The Pren Dawktaw (their phonetic attempt at "Friend Doctor") clinic is on the fifth floor of an office building by Yangjae Station. It's filled with dozens of patients, mostly in green jammies and all of them Korean, and a handful of staffers, none of whom speaks but a word or two of English. (The first form they gave me to fill out said "DENTAL HISTORY" at the top; I bared my choppers, pointed, and said "Dentaw meanf teef.")

It was stressful with all the waiting and misunderstanding and trying to call the school (nobody there) and my fellow teacher Billy, who speaks excellent Korean (no answer). I wanted somebody to insist to them that they weren't sticking anything in either endo and, after my blood pressure reading was 30 points higher than normal, to explain that it was the stress of the moment.

But, with long intervals between each pair of tests, I struggled through with the chest x-ray, height and weight, another hypertension check, and blood and urine tests, for which I'd been up cramming the night before. (Incidentally, I'd never had a urine test before that involved sticking a little paper stick into the cup and turning in the stick. The good news is that I'm not pregnant.)

Finally I got to talk for a moment with a doctor who had decent English. He told me I should take hypertension medication (I do) and that they'd call me in two weeks to let me know if I'm alive. The subject of the long nasty tube never arose.

The big take-away for me was the frustration of being unable to communicate. It surprised me that every technician and attendant was of an age to have taken several years of English in school but nobody could talk to me. (I don't want to be the ugly American here; I know it's their country and my job to learn their language.) It almost made me want to really study Korean.
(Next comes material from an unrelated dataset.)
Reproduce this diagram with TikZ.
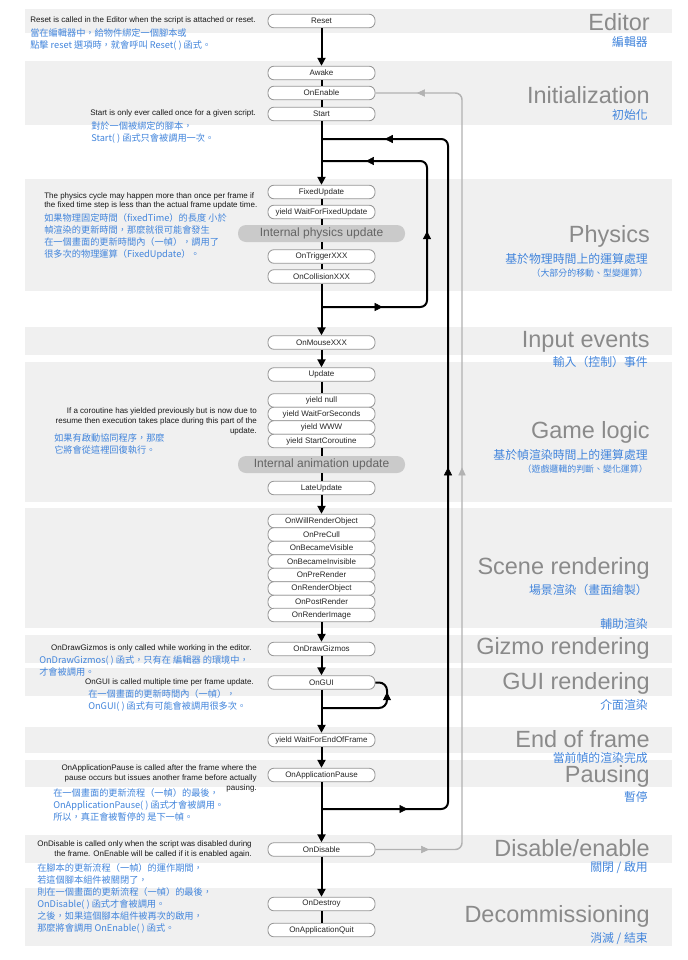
\documentclass[tikz,border=0pt]{standalone}
\usepackage{fontspec}
\setmainfont{Liberation Sans}
\newfontfamily\cjk{Noto Sans CJK TC}
\usetikzlibrary{arrows.meta,decorations.markings}
\definecolor{bandgray}{RGB}{240,240,240}
\definecolor{titlegray}{RGB}{138,138,138}
\definecolor{noteblue}{RGB}{66,133,220}
\definecolor{boxline}{RGB}{150,150,150}
\definecolor{pillgray}{RGB}{202,202,202}
\definecolor{pilltext}{RGB}{100,100,100}
\definecolor{loopgray}{RGB}{178,178,178}
\tikzset{
  box/.style={draw=boxline,line width=0.6pt,fill=white,rounded corners=4.5pt,minimum width=80.25pt,minimum height=10.2pt,inner sep=0pt,font=\fontsize{6}{7}\selectfont,text=black!85},
  pill/.style={fill=pillgray,rounded corners=6pt,minimum width=125.25pt,minimum height=12.75pt,inner sep=0pt,font=\fontsize{9}{10}\selectfont,text=pilltext},
  band/.style={fill=bandgray,draw=none},
  title/.style={anchor=east,inner sep=0pt,font=\fontsize{17.6}{19}\selectfont,text=titlegray},
  subtitle/.style={anchor=east,inner sep=0pt,font=\cjk\fontsize{8.9}{10}\selectfont,text=noteblue},
  subsmall/.style={anchor=east,inner sep=0pt,font=\cjk\fontsize{6.7}{8}\selectfont,text=noteblue},
  enote/.style={inner sep=0pt,font=\fontsize{6}{7.2}\selectfont,text=black!90},
  cnote/.style={inner sep=0pt,anchor=west,align=left,font=\cjk\fontsize{6.9}{9}\selectfont,text=noteblue},
  flow/.style={line width=1.5pt,black},
  arr/.style={flow,-{Triangle[width=6pt,length=6pt]}},
  grayflow/.style={line width=1.1pt,loopgray},
  blackmark/.style={decoration={markings,mark=at position #1 with {\arrow[black]{Triangle[width=6pt,length=6pt]}}},postaction={decorate}},
  graymark/.style={decoration={markings,mark=at position #1 with {\arrow[loopgray]{Triangle[width=5.5pt,length=6pt]}}},postaction={decorate}}
}
\begin{document}
\begin{tikzpicture}[x=0.75pt,y=-0.75pt]
\useasboundingbox (0,0) rectangle (687,960);
\fill[white] (0,0) rectangle (687,960);
% bands
\foreach \a/\b in {9/33,61/125,179/291,327/355,362/502,508/628,635/663,668/696,727/753,760/787,835/863,888/946}{
  \fill[band] (25,\a) rectangle (672,\b);
}

% titles
\node[title] (tEditor) at (650,22) {Editor};
\node[subtitle] (sEditor) at (648,42) {編輯器};
\node[title] (tInit) at (650,95) {Initialization};
\node[subtitle] (sInit) at (648,115) {初始化};
\node[title] (tPhys) at (650,236) {Physics};
\node[subtitle] (sPhys) at (648,259) {基於物理時間上的運算處理};
\node[subsmall] (sPhys2) at (648,273) {（大部分的移動、型變運算）};
\node[title] (tInput) at (650,342) {Input events};
\node[subtitle] (sInput) at (648,362) {輸入（控制）事件};
\node[title] (tGame) at (650,432) {Game logic};
\node[subtitle] (sGame) at (648,455) {基於幀渲染時間上的運算處理};
\node[subsmall] (sGame2) at (648,469) {（遊戲邏輯的判斷、變化運算）};
\node[title] (tScene) at (650,568) {Scene rendering};
\node[subtitle] (sScene) at (648,590) {場景渲染（畫面繪製）};
\node[subtitle] (sGizmo) at (648,624) {輔助渲染};
\node[title] (tGizmo) at (650,648) {Gizmo rendering};
\node[title] (tGUI) at (650,683) {GUI rendering};
\node[subtitle] (sGUI) at (648,705) {介面渲染};
\node[title] (tEnd) at (650,739.5) {End of frame};
\node[subtitle] (sEnd) at (648,757.5) {當前幀的渲染完成};
\node[title] (tPause) at (650,776.5) {Pausing};
\node[subtitle] (sPause) at (648,797) {暫停};
\node[title] (tDis) at (650,848) {Disable/enable};
\node[subtitle] (sDis) at (648,868) {關閉 / 啟用};
\node[title] (tDec) at (650,916) {Decommissioning};
\node[subtitle] (sDec) at (648,939) {消滅 / 結束};

% boxes
\node[box] (reset) at (321.5,21) {Reset};
\node[box] (awake) at (321.5,73) {Awake};
\node[box] (onenable) at (321.5,93) {OnEnable};
\node[box] (start) at (321.5,114) {Start};
\node[box] (fixedupdate) at (321.5,192) {FixedUpdate};
\node[box] (waitfixed) at (321.5,212) {yield WaitForFixedUpdate};
\node[pill] (physpill) at (321.5,233.5) {Internal physics update};
\node[box] (ontrigger) at (321.5,256.5) {OnTriggerXXX};
\node[box] (oncollision) at (321.5,276.5) {OnCollisionXXX};
\node[box] (onmouse) at (321.5,342.5) {OnMouseXXX};
\node[box] (update) at (321.5,374.5) {Update};
\node[box] (ynull) at (321.5,400.5) {yield null};
\node[box] (ywait) at (321.5,414) {yield WaitForSeconds};
\node[box] (ywww) at (321.5,427.5) {yield WWW};
\node[box] (ystart) at (321.5,441) {yield StartCoroutine};
\node[pill] (animpill) at (321.5,464.5) {Internal animation update};
\node[box] (lateupdate) at (321.5,488) {LateUpdate};
\node[box] (willrender) at (321.5,521) {OnWillRenderObject};
\node[box] (precull) at (321.5,534.5) {OnPreCull};
\node[box] (becamevis) at (321.5,548) {OnBecameVisible};
\node[box] (becameinvis) at (321.5,561.5) {OnBecameInvisible};
\node[box] (prerender) at (321.5,575) {OnPreRender};
\node[box] (renderobj) at (321.5,588.5) {OnRenderObject};
\node[box] (postrender) at (321.5,602) {OnPostRender};
\node[box] (renderimage) at (321.5,615) {OnRenderImage};
\node[box] (drawgizmos) at (321.5,649) {OnDrawGizmos};
\node[box] (ongui) at (321.5,682.5) {OnGUI};
\node[box] (waitend) at (321.5,740) {yield WaitForEndOfFrame};
\node[box] (apppause) at (321.5,775) {OnApplicationPause};
\node[box] (ondisable) at (321.5,849.5) {OnDisable};
\node[box] (ondestroy) at (321.5,904) {OnDestroy};
\node[box] (appquit) at (321.5,930) {OnApplicationQuit};

% main flow
\draw[arr] (reset) -- (awake);
\draw[flow] (awake) -- (onenable);
\draw[flow] (onenable) -- (start);
\draw[arr] (start) -- (fixedupdate);
\draw[flow] (fixedupdate) -- (waitfixed);
\draw[flow] (waitfixed) -- (physpill);
\draw[flow] (physpill) -- (ontrigger);
\draw[flow] (ontrigger) -- (oncollision);
\draw[arr] (oncollision) -- (onmouse);
\draw[arr] (onmouse) -- (update);
\draw[flow] (update) -- (ynull);
\draw[flow] (ystart) -- (animpill);
\draw[flow] (animpill) -- (lateupdate);
\draw[arr] (lateupdate) -- (willrender);
\draw[arr] (renderimage) -- (drawgizmos);
\draw[arr] (drawgizmos) -- (ongui);
\draw[arr] (ongui) -- (waitend);
\draw[arr] (waitend) -- (apppause);
\draw[arr] (apppause) -- (ondisable);
\draw[arr] (ondisable) -- (ondestroy);
\draw[flow] (ondestroy) -- (appquit);

% inner physics loop
\coordinate (il1) at (321.5,307);
\coordinate (il2) at (427,307);
\coordinate (il3) at (427,161);
\coordinate (il4) at (321.5,161);
\draw[flow,rounded corners=5pt] (il1) -- (il2) -- (il3) -- (il4);
\path[blackmark=0.58] (il1) -- (il2);
\path[blackmark=0.52] (il2) -- (il3);
\path[blackmark=0.58] (il3) -- (il4);

% outer frame loop
\coordinate (ol1) at (321.5,809);
\coordinate (ol2) at (448,809);
\coordinate (ol3) at (448,139);
\coordinate (ol4) at (321.5,139);
\draw[flow,rounded corners=5pt] (ol1) -- (ol2) -- (ol3) -- (ol4);
\path[blackmark=0.68] (ol1) -- (ol2);
\path[blackmark=0.51] (ol2) -- (ol3);
\path[blackmark=0.5] (ol3) -- (ol4);

% gray enable loop
\coordinate (gl2) at (462,849.5);
\coordinate (gl3) at (462,93);
\draw[grayflow,rounded corners=5pt] (ondisable.east) -- (gl2) -- (gl3) -- (onenable.east);
\path[graymark=0.62] (ondisable.east) -- (gl2);
\path[graymark=0.505] (gl2) -- (gl3);
\path[graymark=0.52] (gl3) -- (onenable.east);

% OnGUI loop
\coordinate (ug1) at (321.5,708);
\coordinate (ug2) at (387,708);
\coordinate (ug3) at (387,682.5);
\draw[flow,rounded corners=6pt] (ug1) -- (ug2) -- (ug3) -- (ongui.east);
\path[blackmark=0.62] (ug2) -- (ug3);

% notes
\node[enote,anchor=east] (nReset) at (256,20.5) {Reset is called in the Editor when the script is attached or reset.};
\node[cnote] (cReset) at (30,39.5) {當在編輯器中，給物件綁定一個腳本或\\點擊 reset 選項時，就會呼叫 Reset( ) 函式。};
\node[enote,anchor=east] (nStart) at (256,113.5) {Start is only ever called once for a given script.};
\node[cnote] (cStart) at (91,133) {對於一個被綁定的腳本，\\Start( ) 函式只會被調用一次。};
\node[enote,anchor=west,align=left] (nPhys) at (44,201) {The physics cycle may happen more than once per frame if\\the fixed time step is less than the actual frame update time.};
\node[cnote] (cPhys) at (44,237) {如果物理固定時間（fixedTime）的長度 小於\\幀渲染的更新時間，那麼就很可能會發生\\在一個畫面的更新時間內（一幀），調用了\\很多次的物理運算（FixedUpdate）。};
\node[enote,anchor=east,align=right] (nCo) at (257,421.5) {If a coroutine has yielded previously but is now due to\\resume then execution takes place during this part of the\\update.};
\node[cnote] (cCo) at (54,444) {如果有啟動協同程序，那麼\\它將會從這裡回復執行。};
\node[enote,anchor=east] (nGizmo) at (252,648) {OnDrawGizmos is only called while working in the editor.};
\node[cnote] (cGizmo) at (39,665.5) {OnDrawGizmos( ) 函式，只有在 編輯器 的環境中，\\才會被調用。};
\node[enote,anchor=east] (nGUI) at (254,682) {OnGUI is called multiple time per frame update.};
\node[cnote] (cGUI) at (88,700.5) {在一個畫面的更新時間內（一幀），\\OnGUI( ) 函式有可能會被調用很多次。};
\node[enote,anchor=east,align=right] (nPause) at (257,778.5) {OnApplicationPause is called after the frame where the\\pause occurs but issues another frame before actually\\pausing.};
\node[cnote] (cPause) at (53,805) {在一個畫面的更新流程（一幀）的最後，\\OnApplicationPause( ) 函式才會被調用。\\所以，真正會被暫停的 是下一幀。};
\node[enote,anchor=east,align=right] (nDis) at (252,849.5) {OnDisable is called only when the script was disabled during\\the frame. OnEnable will be called if it is enabled again.};
\node[cnote] (cDis) at (37,898) {在腳本的更新流程（一幀）的運作期間，\\若這個腳本組件被關閉了，\\則在一個畫面的更新流程（一幀）的最後，\\OnDisable( ) 函式才會被調用。\\之後，如果這個腳本組件被再次的啟用，\\那麼將會調用 OnEnable( ) 函式。};
\end{tikzpicture}
\end{document}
Almost.

The fact is, it's an enormous amount of work to learn a language so very, very foreign to ours, and it's seldom all that much of an inconvenience to only have a rudimentary knowledge. I can read the letters, I know possibly as many as two hundred words (if you count fust-baseuman, left-fielduh, and the like), ten or twenty phrases such as Gogi baegu (without meat) and Wajongshil audieh isseoyo? (Where's the toilet?) And you know what? That's chuweoyo (OK) with me.
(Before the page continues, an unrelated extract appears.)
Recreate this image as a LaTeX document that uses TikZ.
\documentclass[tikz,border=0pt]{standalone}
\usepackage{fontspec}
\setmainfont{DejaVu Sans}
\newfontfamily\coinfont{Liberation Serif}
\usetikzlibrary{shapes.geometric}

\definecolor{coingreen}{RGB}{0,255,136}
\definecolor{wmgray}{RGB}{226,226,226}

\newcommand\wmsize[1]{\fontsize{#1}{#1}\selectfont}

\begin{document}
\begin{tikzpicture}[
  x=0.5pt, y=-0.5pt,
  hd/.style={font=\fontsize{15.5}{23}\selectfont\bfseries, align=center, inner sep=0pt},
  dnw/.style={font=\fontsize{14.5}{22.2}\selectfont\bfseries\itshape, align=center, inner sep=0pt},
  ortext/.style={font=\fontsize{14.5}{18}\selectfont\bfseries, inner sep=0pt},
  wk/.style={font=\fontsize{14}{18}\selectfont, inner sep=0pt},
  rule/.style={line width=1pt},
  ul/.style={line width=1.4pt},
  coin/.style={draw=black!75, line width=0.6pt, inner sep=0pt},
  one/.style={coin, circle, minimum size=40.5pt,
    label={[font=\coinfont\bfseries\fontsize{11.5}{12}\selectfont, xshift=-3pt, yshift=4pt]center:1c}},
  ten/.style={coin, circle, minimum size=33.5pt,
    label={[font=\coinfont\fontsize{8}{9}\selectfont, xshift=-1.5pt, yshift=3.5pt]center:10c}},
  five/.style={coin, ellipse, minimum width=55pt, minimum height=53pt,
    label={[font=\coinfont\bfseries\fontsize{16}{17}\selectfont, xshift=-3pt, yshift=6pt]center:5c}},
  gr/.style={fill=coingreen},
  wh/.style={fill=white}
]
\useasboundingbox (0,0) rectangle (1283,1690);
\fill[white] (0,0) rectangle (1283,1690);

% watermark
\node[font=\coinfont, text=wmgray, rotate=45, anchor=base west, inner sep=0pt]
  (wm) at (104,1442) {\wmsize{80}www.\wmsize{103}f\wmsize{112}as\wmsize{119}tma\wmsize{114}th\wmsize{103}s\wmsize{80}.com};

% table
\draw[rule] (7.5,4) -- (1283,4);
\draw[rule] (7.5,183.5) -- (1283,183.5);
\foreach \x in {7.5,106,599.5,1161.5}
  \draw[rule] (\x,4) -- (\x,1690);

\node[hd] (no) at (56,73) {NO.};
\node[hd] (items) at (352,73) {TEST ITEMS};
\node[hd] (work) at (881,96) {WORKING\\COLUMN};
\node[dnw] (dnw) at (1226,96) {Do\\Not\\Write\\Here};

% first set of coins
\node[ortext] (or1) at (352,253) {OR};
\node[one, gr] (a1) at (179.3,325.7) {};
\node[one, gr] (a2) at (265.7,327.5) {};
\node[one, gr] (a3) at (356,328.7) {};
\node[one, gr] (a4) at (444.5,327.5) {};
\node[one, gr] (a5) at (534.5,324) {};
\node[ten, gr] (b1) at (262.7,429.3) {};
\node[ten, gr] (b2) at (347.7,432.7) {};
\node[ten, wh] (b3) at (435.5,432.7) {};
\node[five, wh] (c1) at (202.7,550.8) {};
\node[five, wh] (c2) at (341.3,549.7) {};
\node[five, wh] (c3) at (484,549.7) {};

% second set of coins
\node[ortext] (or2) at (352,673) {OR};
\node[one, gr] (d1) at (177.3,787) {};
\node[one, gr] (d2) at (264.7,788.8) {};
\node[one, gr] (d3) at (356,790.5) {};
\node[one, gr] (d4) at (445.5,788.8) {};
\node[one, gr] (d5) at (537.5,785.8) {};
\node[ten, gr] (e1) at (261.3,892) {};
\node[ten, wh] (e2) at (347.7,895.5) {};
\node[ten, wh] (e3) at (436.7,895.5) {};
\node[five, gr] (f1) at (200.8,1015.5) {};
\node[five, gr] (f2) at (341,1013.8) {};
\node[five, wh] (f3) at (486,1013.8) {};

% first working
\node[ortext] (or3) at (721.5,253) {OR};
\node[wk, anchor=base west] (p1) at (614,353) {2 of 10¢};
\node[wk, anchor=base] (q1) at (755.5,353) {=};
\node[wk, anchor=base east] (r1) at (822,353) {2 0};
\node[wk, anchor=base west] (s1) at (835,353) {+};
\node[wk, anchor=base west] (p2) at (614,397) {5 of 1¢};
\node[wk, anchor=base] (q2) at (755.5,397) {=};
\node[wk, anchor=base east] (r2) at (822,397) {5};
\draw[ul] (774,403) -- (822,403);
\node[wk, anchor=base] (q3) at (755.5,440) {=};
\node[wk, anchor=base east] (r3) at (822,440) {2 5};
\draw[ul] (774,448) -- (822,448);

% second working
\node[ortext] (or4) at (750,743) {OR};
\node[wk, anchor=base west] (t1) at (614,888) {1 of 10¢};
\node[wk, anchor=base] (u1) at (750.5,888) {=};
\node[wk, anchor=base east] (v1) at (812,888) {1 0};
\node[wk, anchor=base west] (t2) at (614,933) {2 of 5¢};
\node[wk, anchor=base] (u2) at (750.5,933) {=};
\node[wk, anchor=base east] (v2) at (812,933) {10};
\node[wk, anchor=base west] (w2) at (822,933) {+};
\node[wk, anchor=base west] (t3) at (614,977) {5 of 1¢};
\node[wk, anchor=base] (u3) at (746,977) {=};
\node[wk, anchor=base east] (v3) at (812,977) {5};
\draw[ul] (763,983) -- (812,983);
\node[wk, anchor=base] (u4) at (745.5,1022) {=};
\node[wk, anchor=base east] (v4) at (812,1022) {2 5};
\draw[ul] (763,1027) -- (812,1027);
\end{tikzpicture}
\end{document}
Kamsahamnida. Annyeongikeseyo! (Thanks. Bye!)

2 comments:

Almost Home said...

It's their country, we are supposed to speak to them in their language. But they have had English in school for how many years? And we have had to teach ourselves Korean for how many months? They just don't want to try. They can speak English, but they are too scared/lazy. And it's not like they don't have the opportunity. There are teachers/GIs/businessmen a plenty here, everywhere. And it's not hard to spot us.

Almost Home said...

It's not that bad having one of those things........... what the? No, it's awful! I had a 3 month bout of anorexia (I weighed in at less than 60kg for my 1.74 frame) in my 2nd year in university. I had cut out everything containing gluten or pastry or gas in my diet -no Coke and no bread, only oats! I would scrape off the bread crumbs to get to the chicken inside. So a few months later and the persistent nausea feeling remaining, I was booked into the hospital for a quick in and out. Literally. The night before I had to prepare my insides. Yuk! I had to make a concoction of water and what looked like milk (you know how I feel about milk), and drink 2 liters of it in an hour, for 2 hours. (I believe I'm remembering more or less correctly.) And don't get me started on the enemas! What a traumatic experience.

I was awake for both procedures -or I should have been. First I had to swallow a camera. Sis, I didn't like it when it came back up. Then they turned me around so this time my I was looking at the colour TV. The inflatable blood pressure armband thingy kept inflating, and it hurt, but for some strange reason I couldn't tell them that. They apparently gave me 3 shots but I was still awake. They must have hit me over the head, because the next thing I knew, I was being wheeled back into the hospital room, and given (oh gloriously delicious) food. Nothing much, just some crackers with cheese and some sort of fish meat, but oh my was it good! They didn't find anything wrong with me, but since then I haven't had a problem with eating anymore! Maybe I just needed a good cleaning!